Superstition is grounded in what Spinoza calls ‘imagination’, in treating nonexisting things as if they exist (Ibid. 55). Since imagination proceeds from emotions, not from reason, superstition arises as a consequence of being subjected to one’s passions. This subjection consists in inadequate, inconsistent, and vague ideas acquired on the basis of the perception of phenomena through chance encounters, without being able to see the causal network behind them (Ibid. 54-61). Concomitantly, within Spinoza’s hierarchy, imagination is considered to be the lowest kind of knowledge in relation to the other two kinds, reason and intuition. But superstition is not only an epistemological matter. There is an intrinsic
relation between superstition and despotism. The church and the state invest religion with ‘pomp and ceremony’, ruling the multitude by superstitious fantasies which lead it to glorifying its ‘kings as gods’ or debasing them equally irrationally (Spinoza 1951a: 5, 7). The elementary mystiﬁcation of superstition in this context consists in imagining God through human attributes, as a willing God in charge of judging what is happening in a passive nature (Spinoza 1993a: 81). But God is not a personal power; he does not respond to human needs and prayers, rewarding and punishing humans for
their deeds. Since the judgments of God surpass our comprehension, mankind ‘cannot imagine God’ (Ibid. 74). Superstition is an attempt at imagining what is unimaginable. In this
pursuit it mystiﬁes not only the existing world (by juxtaposing it to an imaginary world) but also religion itself. Thus Spinoza initially distinguishes between superstition and what he calls ‘universal faith’. The ‘universal faith’ is ‘common to all’ and consists in seven fundamental dogmas that are ‘absolutely required in order to attain obedience to God’ (Spinoza 1951a: 186). Its ﬁrst dogma is that there exists a Supreme Being, a sovereign and omnipresent God, who loves justice and charity. Second, this God is One, for the love of God emanates from his superiority over all else. Third, God is also omnipresent; nothing is concealed from him and everything is directed by his judgment. Fourth, God has supreme dominion over all things and must be obeyed by all while he himself does nothing under compulsion but directs everything by his absolute ﬁat and grace.
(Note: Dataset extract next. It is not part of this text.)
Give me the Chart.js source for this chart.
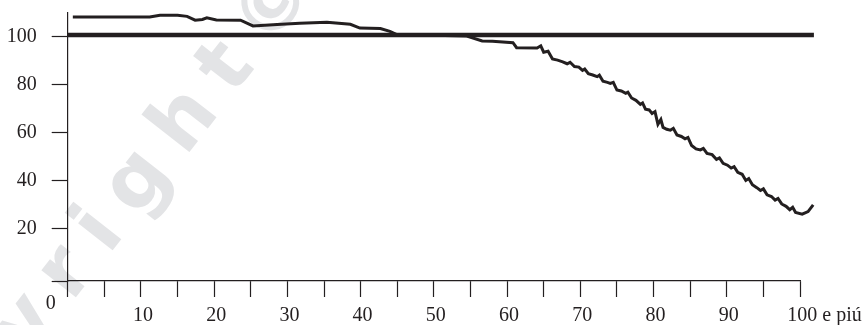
<!DOCTYPE html>
<html><head><meta charset="utf-8">
<script src="https://cdn.jsdelivr.net/npm/chart.js@4"></script>
<style>html,body{margin:0;padding:0;background:#fff}#wrap{width:862px;height:325px;position:relative}</style>
</head><body><div id="wrap"><canvas id="c" width="862" height="325"></canvas></div>
<script>
// ---- data ----
const ageValues = [0.7,11.2,12.6,15.0,16.3,17.4,18.4,19.0,20.3,23.6,25.3,28.6,31.7,35.4,38.6,39.9,42.7,44.0,45.1,50.0,54.5,56.6,58.0,60.8,61.3,64.1,64.6,65.0,65.6,66.2,66.9,67.6,68.2,68.6,69.2,69.8,70.3,70.6,71.1,71.7,72.3,72.6,73.1,73.7,74.1,74.5,75.0,75.6,76.2,76.5,77.0,77.6,78.2,78.5,78.9,79.4,79.8,80.2,80.6,81.0,81.3,81.8,82.3,82.7,83.2,83.8,84.3,84.7,85.2,85.8,86.4,86.8,87.3,88.0,88.6,89.0,89.5,90.1,90.6,91.0,91.5,92.1,92.6,93.0,93.5,94.1,94.6,95.0,95.5,96.1,96.6,97.0,97.5,98.1,98.6,99.0,99.4,100.3,101.1,101.8];
const indexValues = [108.3,108.3,109.1,109.1,108.6,107.0,107.3,108.0,107.1,107.0,104.6,105.2,105.7,106.1,105.3,103.7,103.5,102.3,100.8,100.7,100.4,98.3,98.2,97.6,95.5,95.4,96.3,93.6,94.0,90.8,90.3,89.6,88.8,89.4,87.6,87.4,86.0,86.6,84.6,84.1,83.4,84.0,81.5,81.0,80.6,81.0,77.8,77.4,76.4,76.9,74.5,73.5,71.8,72.4,69.8,69.5,68.0,68.8,63.5,65.5,62.2,61.4,61.0,61.8,59.0,58.4,57.4,58.0,54.6,53.2,52.8,53.4,51.3,50.8,48.8,49.4,47.2,46.4,45.2,45.8,43.4,42.6,40.0,40.8,38.2,37.0,35.8,36.5,34.0,33.3,31.8,32.5,30.2,29.2,27.8,28.8,26.6,25.9,27.0,29.8];
const referenceAges = [0, 101.9];
const referenceValues = [100.8, 100.8];
const xTickValues = [0,5,10,15,20,25,30,35,40,45,50,55,60,65,70,75,80,85,90,95,100];
const xTickLabels = {10:'10',20:'20',30:'30',40:'40',50:'50',60:'60',70:'70',80:'80',90:'90',100:'\u00a0\u00a0\u00a0\u00a0\u00a0\u00a0\u00a0\u00a0\u00a0100 e piú'};
const yTickValues = [-2,20,40,60,80,100];
const originLabel = '0';
const watermarkText = 'Copyright©';

const INK = '#231f20';
const SERIF = '"Liberation Serif", "Times New Roman", serif';

const extras = {
  id: 'extras',
  beforeDraw(chart) {
    const ctx = chart.ctx;
    ctx.save();
    ctx.fillStyle = '#e3e4e6';
    ctx.font = 'bold 80px "DejaVu Sans"';
    try { ctx.letterSpacing = '20px'; } catch(e) {}
    ctx.textAlign = 'right';
    ctx.textBaseline = 'alphabetic';
    ctx.translate(330, -28);
    ctx.rotate(-52 * Math.PI / 180);
    ctx.fillText(watermarkText, 0, 0);
    ctx.restore();
  },
  afterDraw(chart) {
    const ctx = chart.ctx;
    const xs = chart.scales.x, ys = chart.scales.y;
    ctx.save();
    ctx.fillStyle = INK;
    ctx.font = '20px ' + SERIF;
    ctx.textAlign = 'center';
    ctx.textBaseline = 'middle';
    ctx.fillText(originLabel, xs.getPixelForValue(0) - 17, ys.getPixelForValue(-2) + 23);
    ctx.restore();
  }
};

new Chart(document.getElementById('c'), {
  type: 'line',
  data: {
    datasets: [
      {
        data: referenceAges.map((a, i) => ({x: a, y: referenceValues[i]})),
        borderColor: INK, borderWidth: 4.6, pointRadius: 0, clip: false, order: 0
      },
      {
        data: ageValues.map((a, i) => ({x: a, y: indexValues[i]})),
        borderColor: INK, borderWidth: 3, pointRadius: 0, tension: 0,
        borderJoinStyle: 'miter', clip: false, order: 1
      }
    ]
  },
  options: {
    responsive: false,
    animation: false,
    devicePixelRatio: 1,
    layout: { padding: { top: 13, right: 62, left: 0, bottom: 0 } },
    plugins: { legend: { display: false }, tooltip: { enabled: false } },
    scales: {
      x: {
        type: 'linear',
        afterDataLimits: s => { s.min = 0; s.max = 100; },
        afterBuildTicks: ax => { ax.ticks = xTickValues.map(v => ({value: v})); ax.min = 0; ax.max = 100; },
        afterFit: s => { s.height = 44; s.paddingLeft = 0; s.paddingRight = 0; },
        ticks: {
          autoSkip: false, maxRotation: 0, minRotation: 0, padding: 7, labelOffset: 2,
          color: INK, font: { family: SERIF, size: 20 },
          callback: v => xTickLabels[v] || ''
        },
        grid: { drawOnChartArea: false, drawTicks: true, tickLength: 16, tickColor: INK, tickWidth: 1.2 },
        border: { display: true, color: INK, width: 1.2 }
      },
      y: {
        type: 'linear', min: -2, max: 110,
        afterBuildTicks: ax => { ax.ticks = yTickValues.map(v => ({value: v})); },
        afterFit: s => { s.width = 67.7; s.paddingTop = 0; s.paddingBottom = 0; },
        ticks: {
          padding: 15, color: INK, font: { family: SERIF, size: 20 },
          callback: v => (v === -2 ? '' : String(v))
        },
        grid: { drawOnChartArea: false, drawTicks: true, tickLength: 16, tickColor: INK, tickWidth: 1.2 },
        border: { display: true, color: INK, width: 1.2 }
      }
    }
  },
  plugins: [extras]
});
</script>
</body></html>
Fifth, the worship of this God consists only in the practice of justice and love towards one’s neighbor, that is, by one’s way of life. Sixth, only those who worship and obey God in practice are saved. And ﬁnally, God expiates the sins of those who repent (Ibid. 187). Crucially, if faith is deﬁned in this way, questions such as what God really
is (spirit, ﬁre, light, thought … ), in which way he is omnipresent (potentially or essentially … ), how he sets forth laws (in the manner of a sovereign or in the form of eternal truths), or whether paradise and hell are natural or supernatural constructions, cease to be relevant – such questions have ‘nothing to do with faith’ and everybody may think about them as they like (Ibid. 187). Every person adapts the seven dogmas of faith to her way of thinking, to her ‘opinions’ (Ibid. 188). This adaptation does not need reasoning because faith does not require truth or reason. For faith, the piousness of the dogmas is more important than their truthfulness (Ibid. 185). Hence the ‘best faith is not necessarily possessed by him who displays the best reasons, but by him who displays the best fruits of justice and charity’ (Ibid. 188). One is faithful through obedience alone:
the Word of God has not been revealed as a certain number of books, but was displayed to the prophets as a simple idea of the mind, namely, obedience to God in singleness of heart, and in the practice of justice and charity.